Выставка в Прадо

Себастьяно объединил Венецию и Рим, религию и культуру, Италию и Испанию

       В Прадо открыта выставка "Себастьяно дель Пьомбо в Испании". На ней собраны предназначавшиеся для испанского двора и испанской аристократии работы этого художника, разбросанные сегодня по всему миру. Не хватает только написанных также для испанских заказчиков двух картин из Эрмитажа, которые по техническим причинам не смогли прибыть в мадридский музей. Выставка стала чудесной встречей римской и испанской культур, одновременно столь похожих и столь различных.
       
       По рассказам современников, Себастьяно был ленив, добродушен и словоохотлив. Уроженец Венеции, он отправился в Рим искать счастья при папском дворе и довольно быстро добился весьма прочного положения. В Риме начала XVI века художнику было не очень просто пробиться. То, что сегодня назвали бы "художественным раскладом", определялось тогда двумя силами: с одной стороны — Рафаэль и его ученики, с другой — Микеланджело. Рафаэль — светский, юный, прекрасный, удачливый, окруженный толпами поклонников, занимал блистательное положение при папском дворе и был любимцем римлян. Микеланджело — мрачный, яростный, чьи замыслы были не по силам смертному человеку, всегда был занят грандиозными проектами и страстно добивался невероятного с точки зрения XVI века: возможности напрямую беседовать с папой, обсуждая свои росписи и постройки без каких-либо посредников. Надо ли говорить, что оба гения ненавидели друг друга, и Микеланджело называл Рафаэля и его окружение "синагогой".

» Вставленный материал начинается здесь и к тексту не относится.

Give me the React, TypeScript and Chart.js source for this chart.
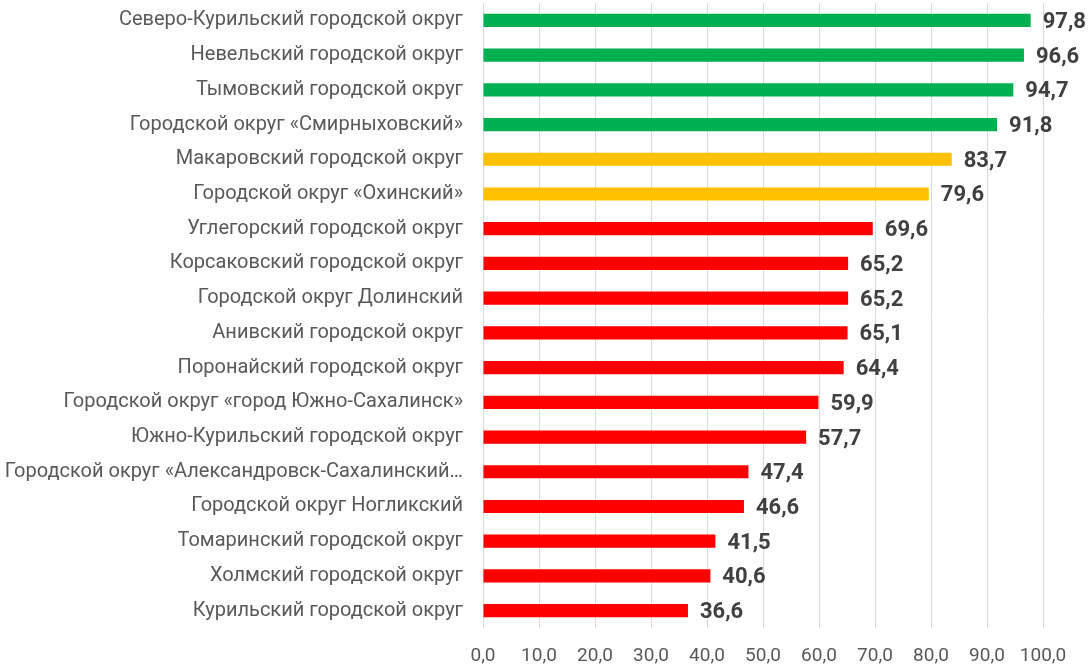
import React, { useEffect, useRef } from "react";
import { Chart, registerables } from "chart.js";

Chart.register(...registerables);

const categories = [
  "Северо-Курильский городской округ",
  "Невельский городской округ",
  "Тымовский городской округ",
  "Городской округ «Смирныховский»",
  "Макаровский городской округ",
  "Городской округ «Охинский»",
  "Углегорский городской округ",
  "Корсаковский городской округ",
  "Городской округ Долинский",
  "Анивский городской округ",
  "Поронайский городской округ",
  "Городской округ «город Южно-Сахалинск»",
  "Южно-Курильский городской округ",
  "Городской округ «Александровск-Сахалинский…",
  "Городской округ Ногликский",
  "Томаринский городской округ",
  "Холмский городской округ",
  "Курильский городской округ",
];

const values = [97.8, 96.6, 94.7, 91.8, 83.7, 79.6, 69.6, 65.2, 65.2, 65.1, 64.4, 59.9, 57.7, 47.4, 46.6, 41.5, 40.6, 36.6];

const GREEN = "#00B050";
const YELLOW = "#FFC000";
const RED = "#FF0000";
const barColors = values.map((v) => (v >= 90 ? GREEN : v >= 75 ? YELLOW : RED));

const xTicks = [0, 10, 20, 30, 40, 50, 60, 70, 80, 90, 100];

const fmt = (v: number) => v.toFixed(1).replace(".", ",");

const valueLabels = {
  id: "valueLabels",
  afterDatasetsDraw(chart: any) {
    const ctx = chart.ctx;
    const meta = chart.getDatasetMeta(0);
    ctx.save();
    ctx.font = "bold 22px Roboto";
    ctx.fillStyle = "#404040";
    ctx.textAlign = "left";
    ctx.textBaseline = "middle";
    meta.data.forEach((bar: any, i: number) => {
      ctx.fillText(fmt(values[i]), bar.x + 12, bar.y + 2);
    });
    ctx.restore();
  },
};

export default function App() {
  const ref = useRef<HTMLCanvasElement>(null);
  useEffect(() => {
    document.body.style.margin = "0";
    const chart = new Chart(ref.current!, {
      type: "bar",
      data: {
        labels: categories,
        datasets: [
          {
            data: values,
            backgroundColor: barColors,
            barPercentage: 0.38,
            categoryPercentage: 1,
          },
        ],
      },
      options: {
        indexAxis: "y",
        animation: false,
        responsive: false,
        layout: { padding: { top: 3, right: 49, left: 0, bottom: 0 } },
        plugins: { legend: { display: false }, tooltip: { enabled: false } },
        scales: {
          x: {
            min: 0,
            max: 100,
            afterBuildTicks: (scale: any) => {
              scale.ticks = xTicks.map((v) => ({ value: v }));
            },
            afterFit: (scale: any) => {
              scale.height = 39;
              scale.paddingLeft = 0;
              scale.paddingRight = 0;
            },
            grid: { color: "#D9D9D9", drawTicks: false, lineWidth: 1 },
            border: { display: false },
            ticks: {
              padding: 17,
              color: "#595959",
              font: { family: "Roboto", size: 19 },
              callback: (v: any) => fmt(Number(v)),
            },
          },
          y: {
            afterFit: (scale: any) => {
              scale.width = 483;
              scale.paddingTop = 0;
              scale.paddingBottom = 0;
            },
            grid: { display: false, drawTicks: false },
            border: { display: false },
            ticks: {
              padding: 20,
              color: "#595959",
              font: { family: "Roboto", size: 20 },
              autoSkip: false,
            },
          },
        },
      },
      plugins: [valueLabels],
    });
    return () => chart.destroy();
  }, []);
  return (
    <div style={{ position: "absolute", left: 0, top: 0, width: 1092, height: 667, background: "#fff" }}>
      <canvas ref={ref} width={1092} height={667} />
    </div>
  );
}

       Себастьяно попал между этими двумя группировками, однако благодаря своему мягкому и коварному венецианскому характеру успешно избежал какого-либо смертельного столкновения, сохраняя и с теми, и с другими более или менее сносные отношения. Благодаря же своему благодушию и чувству юмора Себастьяно удалось войти в тесный контакт с Микеланджело, что было доступно немногим. Более того, великий флорентиец сделал картоны, по которым Себастьяно написал несколько картин и фресок. Это придало вес имени Себастьяно в художественном мире, и после смерти Рафаэля он был признан первым художником Рима. Король Франции и международная аристократия наперебой заказывали ему картины, а кардинал Ипполито деи Медичи организовал специальный эскорт, чтобы сопровождать Себастьяно в Фонди для того, чтобы тот написал портрет его возлюбленной, Джулии Гонзага. Судя по всему, для Себастьяно почти незамеченной прошла знаменитая Sacco di Roma, трагедия разграбления Рима, столь печально отразившаяся на судьбах многих художников. "Синагога" Рафаэля разбрелась по всей Европе, а Себастьяно продолжал поддерживать хорошие отношения и с папой, и с императором, и с испанцами.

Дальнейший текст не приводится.